_Aim of the task_. Print the listing from its top line through the line containing "const chart = echarts.init(document.getElementById('chart'));", nothing more, and leave out the pictures.

_Supplied information_.

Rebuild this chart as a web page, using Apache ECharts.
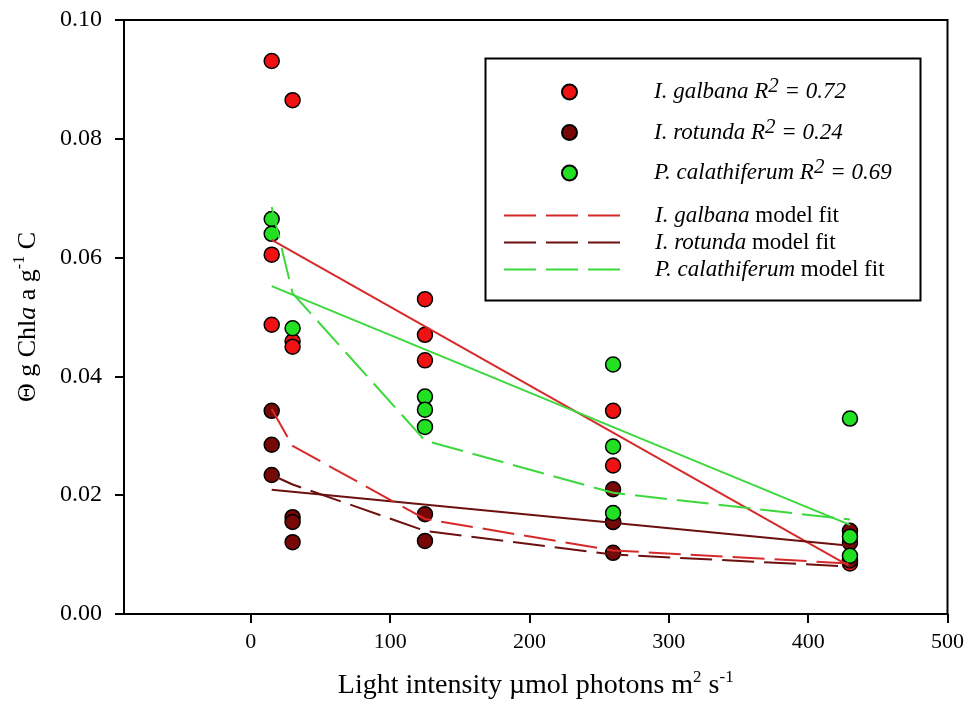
<!DOCTYPE html>
<html>
<head>
<meta charset="utf-8">
<script src="https://cdn.jsdelivr.net/npm/echarts@6/dist/echarts.min.js"></script>
<style>
  html, body { margin: 0; padding: 0; background: #fff; }
  #chart { width: 967px; height: 718px; }
</style>
</head>
<body>
<div id="chart"></div>
<script>
// measured points  [light, theta]
const galbanaPts = [[15, 0.0931], [15, 0.0605], [15, 0.0487], [30, 0.0865], [30, 0.0459], [30, 0.0450],
  [125, 0.0530], [125, 0.0470], [125, 0.0427], [260, 0.0342], [260, 0.0250], [260, 0.0155],
  [430, 0.0092], [430, 0.0088], [430, 0.0085]];
const rotundaPts = [[15, 0.0342], [15, 0.0285], [15, 0.0234], [30, 0.0163], [30, 0.0155], [30, 0.0121],
  [125, 0.0168], [125, 0.0123], [260, 0.0210], [260, 0.0155], [260, 0.0103],
  [430, 0.0140], [430, 0.0120], [430, 0.0090]];
const calathPts = [[15, 0.0665], [15, 0.0640], [30, 0.0481], [125, 0.0366], [125, 0.0344], [125, 0.0315],
  [260, 0.0420], [260, 0.0282], [260, 0.0170], [430, 0.0329], [430, 0.0130], [430, 0.0098]];

// linear fits
const linX = [15, 430];
const galbanaLin = [0.0630, 0.0080];
const rotundaLin = [0.0209, 0.0115];
const calathLin = [0.0552, 0.0150];

// model fits
const modelX = [15, 30, 125, 260, 430];
const galbanaModel = [0.0345, 0.0283, 0.0160, 0.0107, 0.0085];
const rotundaModel = [0.0234, 0.0218, 0.0140, 0.0100, 0.0080];
const calathModel = [0.0685, 0.0540, 0.0292, 0.0204, 0.0159];

const xTicks = [0, 100, 200, 300, 400, 500];

const RED = '#f01212', DARK = '#780808', GREEN = '#22e022';
const RED_L = '#d62a2a', DARK_L = '#6c1010', GREEN_L = '#3cd83c';
const SERIF = 'Liberation Serif';

const zip = (xs, ys) => xs.map((x, i) => [x, ys[i]]);

const chart = echarts.init(document.getElementById('chart'));

function scatter(name, pts, color) {
  return {
    name: name, type: 'scatter', data: pts, symbol: 'circle', symbolSize: 15, z: 2,
    itemStyle: { color: color, borderColor: '#000', borderWidth: 1.5, opacity: 1 }
  };
}
function line(name, data, color, dashed) {
  return {
    name: name, type: 'line', data: data, symbol: 'none', z: 3,
    lineStyle: { color: color, width: 2, type: dashed ? [32, 10] : 'solid' },
    itemStyle: { color: color }
  };
}

const supLabels = {
  'gal': '{it|I. galbana R}{sup|2}{it| = 0.72}',
  'rot': '{it|I. rotunda R}{sup|2}{it| = 0.24}',
  'cal': '{it|P. calathiferum R}{sup|2}{it| = 0.69}',
  'galFit': '{it|I. galbana}{n| model fit}',
  'rotFit': '{it|I. rotunda}{n| model fit}',
  'calFit': '{it|P. calathiferum}{n| model fit}'
};

const option = {
  animation: false,
  backgroundColor: '#fff',
  grid: { left: 124, right: 18, top: 20, bottom: 104, show: true, borderColor: '#000', borderWidth: 2 },
  xAxis: {
    type: 'value', min: -91, max: 500,
    name: '{t|Light intensity µmol photons m}{sup|2}{t| s}{sup|-1}',
    nameLocation: 'middle', nameGap: 55,
    nameTextStyle: {
      rich: {
        t: { fontFamily: SERIF, fontSize: 28, color: '#000', lineHeight: 34 },
        sup: { fontFamily: SERIF, fontSize: 17, color: '#000', lineHeight: 16, verticalAlign: 'top' }
      }
    },
    splitLine: { show: false },
    axisLine: { onZero: false, lineStyle: { color: '#000', width: 2 } },
    axisTick: { length: 9, customValues: xTicks, lineStyle: { color: '#000', width: 2 } },
    axisLabel: { customValues: xTicks, margin: 17, fontFamily: SERIF, fontSize: 22, color: '#000' }
  },
  yAxis: {
    type: 'value', min: 0, max: 0.1, interval: 0.02,
    name: '{t|Θ g Chl}{it|a}{t| a g}{sup|-1}{t| C}',
    nameLocation: 'middle', nameGap: 80, nameRotate: 90,
    nameTextStyle: {
      rich: {
        t: { fontFamily: SERIF, fontSize: 26, color: '#000', lineHeight: 32 },
        it: { fontFamily: SERIF, fontSize: 26, fontStyle: 'italic', color: '#000', lineHeight: 32 },
        sup: { fontFamily: SERIF, fontSize: 16, color: '#000', lineHeight: 15, verticalAlign: 'top' }
      }
    },
    splitLine: { show: false },
    axisLine: { onZero: false, lineStyle: { color: '#000', width: 2 } },
    axisTick: { length: 9, lineStyle: { color: '#000', width: 2 } },
    axisLabel: { margin: 22, fontFamily: SERIF, fontSize: 24, color: '#000',
      formatter: v => v.toFixed(2) }
  },
  legend: [
    {
      orient: 'vertical', left: 556, top: 71, itemWidth: 15, itemHeight: 15, itemGap: 13,
      data: ['gal', 'rot', 'cal'],
      formatter: n => supLabels[n],
      textStyle: {
        padding: [0, 0, 0, 72],
        rich: {
          it: { fontFamily: SERIF, fontSize: 23, fontStyle: 'italic', color: '#000', lineHeight: 32 },
          sup: { fontFamily: SERIF, fontSize: 21, fontStyle: 'italic', color: '#000', lineHeight: 14, verticalAlign: 'top' }
        }
      }
    },
    {
      orient: 'vertical', left: 498, top: 199, itemWidth: 116, itemHeight: 14, itemGap: 4,
      data: ['galFit', 'rotFit', 'calFit'],
      formatter: n => supLabels[n],
      itemStyle: { color: 'rgba(0,0,0,0)', borderWidth: 0 },
      textStyle: {
        padding: [0, 0, 0, 30],
        rich: {
          it: { fontFamily: SERIF, fontSize: 23, fontStyle: 'italic', color: '#000', lineHeight: 24 },
          n: { fontFamily: SERIF, fontSize: 23, color: '#000', lineHeight: 24 }
        }
      }
    }
  ],
  graphic: [{
    type: 'rect', left: 483, top: 56, z: 0,
    shape: { width: 435, height: 242 },
    style: { fill: 'none', stroke: '#000', lineWidth: 2 }
  }],
  series: [
    scatter('gal', galbanaPts, RED),
    scatter('rot', rotundaPts, DARK),
    scatter('cal', calathPts, GREEN),
    line('galLin', zip(linX, galbanaLin), RED_L, false),
    line('rotLin', zip(linX, rotundaLin), DARK_L, false),
    line('calLin', zip(linX, calathLin), GREEN_L, false),
    line('galFit', zip(modelX, galbanaModel), RED_L, true),
    line('rotFit', zip(modelX, rotundaModel), DARK_L, true),
    line('calFit', zip(modelX, calathModel), GREEN_L, true)
  ]
};

chart.setOption(option);
</script>
</body>
</html>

_Solution for this task_.
Rebuild this chart as a web page, using Apache ECharts.
<!DOCTYPE html>
<html>
<head>
<meta charset="utf-8">
<script src="https://cdn.jsdelivr.net/npm/echarts@6/dist/echarts.min.js"></script>
<style>
  html, body { margin: 0; padding: 0; background: #fff; }
  #chart { width: 967px; height: 718px; }
</style>
</head>
<body>
<div id="chart"></div>
<script>
// measured points  [light, theta]
const galbanaPts = [[15, 0.0931], [15, 0.0605], [15, 0.0487], [30, 0.0865], [30, 0.0459], [30, 0.0450],
  [125, 0.0530], [125, 0.0470], [125, 0.0427], [260, 0.0342], [260, 0.0250], [260, 0.0155],
  [430, 0.0092], [430, 0.0088], [430, 0.0085]];
const rotundaPts = [[15, 0.0342], [15, 0.0285], [15, 0.0234], [30, 0.0163], [30, 0.0155], [30, 0.0121],
  [125, 0.0168], [125, 0.0123], [260, 0.0210], [260, 0.0155], [260, 0.0103],
  [430, 0.0140], [430, 0.0120], [430, 0.0090]];
const calathPts = [[15, 0.0665], [15, 0.0640], [30, 0.0481], [125, 0.0366], [125, 0.0344], [125, 0.0315],
  [260, 0.0420], [260, 0.0282], [260, 0.0170], [430, 0.0329], [430, 0.0130], [430, 0.0098]];

// linear fits
const linX = [15, 430];
const galbanaLin = [0.0630, 0.0080];
const rotundaLin = [0.0209, 0.0115];
const calathLin = [0.0552, 0.0150];

// model fits
const modelX = [15, 30, 125, 260, 430];
const galbanaModel = [0.0345, 0.0283, 0.0160, 0.0107, 0.0085];
const rotundaModel = [0.0234, 0.0218, 0.0140, 0.0100, 0.0080];
const calathModel = [0.0685, 0.0540, 0.0292, 0.0204, 0.0159];

const xTicks = [0, 100, 200, 300, 400, 500];

const RED = '#f01212', DARK = '#780808', GREEN = '#22e022';
const RED_L = '#d62a2a', DARK_L = '#6c1010', GREEN_L = '#3cd83c';
const SERIF = 'Liberation Serif';

const zip = (xs, ys) => xs.map((x, i) => [x, ys[i]]);

const chart = echarts.init(document.getElementById('chart'));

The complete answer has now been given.